Deodorizer design and upgrade
Conceptually, there are usually two types of technologies involved in
the design and construction of deodorizers: columns with trays, in which
different type of internal devices (special steam lift pumps, steam
bubbling rings, etc.) are used in the tray to inject the stripping
steam, and columns with packings. Here, mostly structured packings are
used, due to its low-pressure drop of vapor phase and optimal gas-liquid
contact (Shahidi, 2005). Both stripping column designs attempt to
provide the best contact between the vapor phase and the liquid phase by
creating a large contact surface, together with an optimal stripping
steam distribution. Moreover, existing deodorizers have individual
advantages. Tray columns can provide a certain holding period at the
deodorization temperature for effective heat bleaching. However, the
tray column still has certain defects. For example, the only one-time
contact between oil and steam results in the usage of large amounts of
direct steam and therefore low deodorization efficiency to remove FFA
and flavor substances. Furthermore, the long time deodorization results
in higher amounts of TFA. Certainly, the stripping efficiency can be
improved by incorporating a packed column filled with structured
packing, in which the contact surface between steam and oil is largely
improved. Such a column has been designed by Alfa Laval (SoftColumn™)
and is widely used in industrial vegetable oil refining in recent years.

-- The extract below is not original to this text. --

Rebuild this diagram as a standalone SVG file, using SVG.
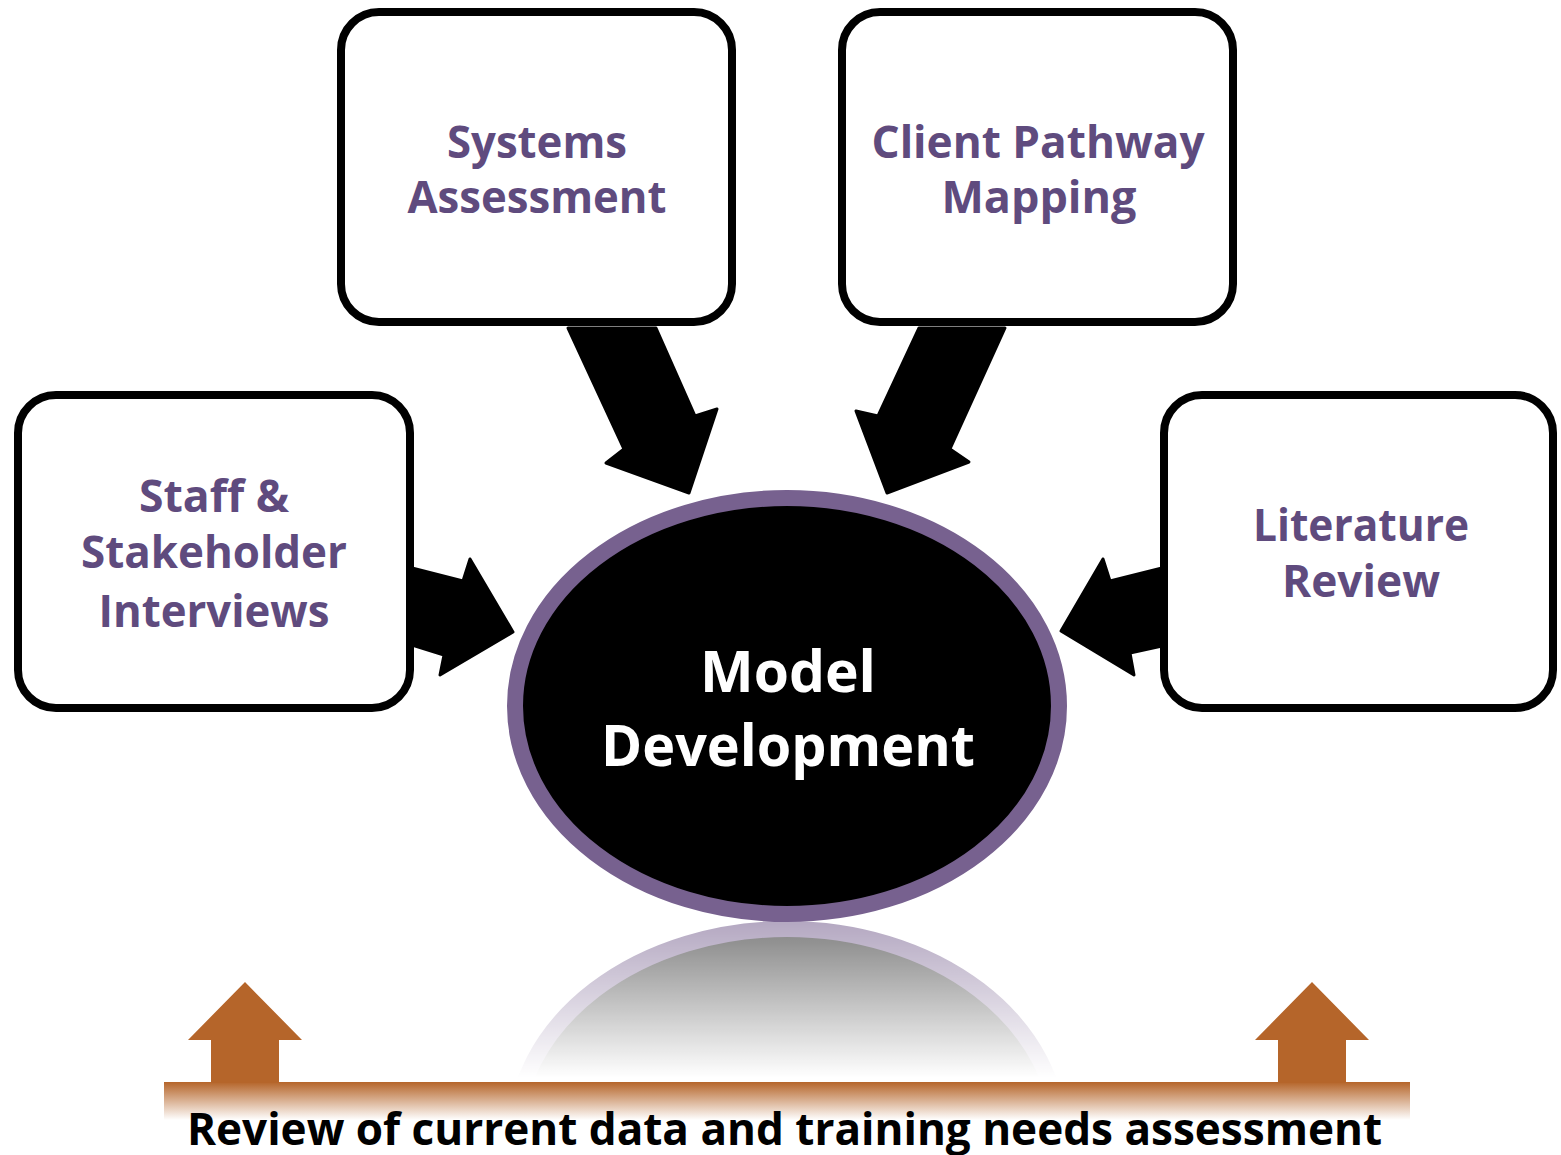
<svg xmlns="http://www.w3.org/2000/svg" width="1561" height="1155" viewBox="0 0 1561 1155">
<defs>
<style>
.box{fill:#fff;stroke:#000;stroke-width:8}
.lbl{font-family:"Open Sans","Noto Sans",sans-serif;font-weight:700;fill:#5f4b7e;font-size:44px;text-anchor:middle}
.big{font-family:"Open Sans","Noto Sans",sans-serif;font-weight:700;fill:#fff;font-size:57px;text-anchor:middle}
.foot{font-family:"Open Sans","Noto Sans",sans-serif;font-weight:700;fill:#000;font-size:45px}
.arr{fill:#000;stroke:#000;stroke-width:3;stroke-linejoin:round}
.oarr{fill:#b5652a}
</style>
<linearGradient id="fadeG" gradientUnits="userSpaceOnUse" x1="0" y1="922" x2="0" y2="1078">
<stop offset="0" stop-color="#fff" stop-opacity="0.55"/>
<stop offset="1" stop-color="#fff" stop-opacity="0"/>
</linearGradient>
<mask id="fadeM" maskUnits="userSpaceOnUse" x="0" y="900" width="1561" height="200">
<rect x="0" y="900" width="1561" height="200" fill="url(#fadeG)"/>
</mask>
<linearGradient id="barG" gradientUnits="userSpaceOnUse" x1="0" y1="1082" x2="0" y2="1120">
<stop offset="0" stop-color="#b5652a" stop-opacity="1"/>
<stop offset="1" stop-color="#b5652a" stop-opacity="0"/>
</linearGradient>
</defs>
<rect width="1561" height="1155" fill="#fff"/>

<g id="reflection" mask="url(#fadeM)">
<ellipse cx="787" cy="1137" rx="272" ry="208" fill="#1a1a1a" stroke="#77618f" stroke-width="16"/>
</g>

<g id="connectors">
<polygon class="arr" points="568,328 656,328 695,416 717,409 689,493 606,463 624,449"/>
<polygon class="arr" points="919,328 1005,328 950,449 969,462 887,493 856,411 878,416"/>
<polygon class="arr" points="412,568 463,581 470,559 513,632 440,675 444,655 412,645"/>
<polygon class="arr" points="1162,568 1110,581 1103,559 1061,631 1134,675 1130,653 1162,646"/>
</g>

<g id="base">
<rect x="164" y="1082" width="1246" height="38" fill="url(#barG)"/>
<polygon class="oarr" points="245,982 302,1040 279,1040 279,1083 211,1083 211,1040 188,1040"/>
<polygon class="oarr" points="1312,982 1369,1040 1346,1040 1346,1083 1278,1083 1278,1040 1255,1040"/>
<text class="foot" x="187" y="1145" textLength="1195" lengthAdjust="spacingAndGlyphs">Review of current data and training needs assessment</text>
</g>

<g id="systems">
<rect class="box" x="341" y="12" width="391" height="310" rx="38"/>
<text class="lbl" x="537" y="158" textLength="180" lengthAdjust="spacingAndGlyphs">Systems</text>
<text class="lbl" x="537" y="213" textLength="259" lengthAdjust="spacingAndGlyphs">Assessment</text>
</g>

<g id="client">
<rect class="box" x="842" y="12" width="391" height="310" rx="38"/>
<text class="lbl" x="1038" y="158" textLength="333" lengthAdjust="spacingAndGlyphs">Client Pathway</text>
<text class="lbl" x="1039" y="213" textLength="195" lengthAdjust="spacingAndGlyphs">Mapping</text>
</g>

<g id="staff">
<rect class="box" x="18" y="395" width="392" height="313" rx="38"/>
<text class="lbl" x="214" y="512" textLength="150" lengthAdjust="spacingAndGlyphs">Staff &amp;</text>
<text class="lbl" x="214" y="568" textLength="266" lengthAdjust="spacingAndGlyphs">Stakeholder</text>
<text class="lbl" x="214" y="627" textLength="231" lengthAdjust="spacingAndGlyphs">Interviews</text>
</g>

<g id="literature">
<rect class="box" x="1164" y="395" width="389" height="313" rx="38"/>
<text class="lbl" x="1361" y="541" textLength="216" lengthAdjust="spacingAndGlyphs">Literature</text>
<text class="lbl" x="1361" y="597" textLength="158" lengthAdjust="spacingAndGlyphs">Review</text>
</g>

<g id="model">
<ellipse cx="787" cy="706" rx="272" ry="208" fill="#000" stroke="#77618f" stroke-width="16"/>
<text class="big" x="788" y="692" textLength="176" lengthAdjust="spacingAndGlyphs">Model</text>
<text class="big" x="788" y="766" textLength="374" lengthAdjust="spacingAndGlyphs">Development</text>
</g>
</svg>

Besides the continuous need for more efficient processes, new
developments in deodorization technology are also driven by the
increased attention to the nutritional quality of vegetable oil. As a
result, De Smet developed the DUAL TEMP©deodorizer (De Greyt et al, 1999). This deodorizer consists of several
trays. In the first tray, the incoming oil is heated with high-pressure
steam or a thermal fluid to a moderate temperature (e.g. 230°C), after
which it passes through the first deodorizing trays. In these trays,
deacidification and deodorization takes place under mild conditions
(moderate temperature/moderate stripping). After the first tray, the oil
passes to a second heating tray, in which the oil is heated to a final
and higher temperature (250°C). In the last tray, final stripping and
heat bleaching occurs. Only low amounts of TFA were generated because
the time at high temperature is restricted.
Therefore, in order to obtain a final oil product with good nutritional
and standard physicochemical qualities, a dual columns with dual
temperatures (DCDT) deodorizer was for the first time proposed, designed
and upgraded in this study. Negative temperature effects (geometrical
cis-trans isomerization) can be maximally minimized by the use of DCDT
deodorizers. The DCDT deodorizer was designed to operate at different
temperatures to reach the best compromise between required residence
time for deodorization and heat bleaching (at a low temperature) in a
tray column and final stripping at a higher temperature (for a short
period) in a packed column. The process flow was presented above.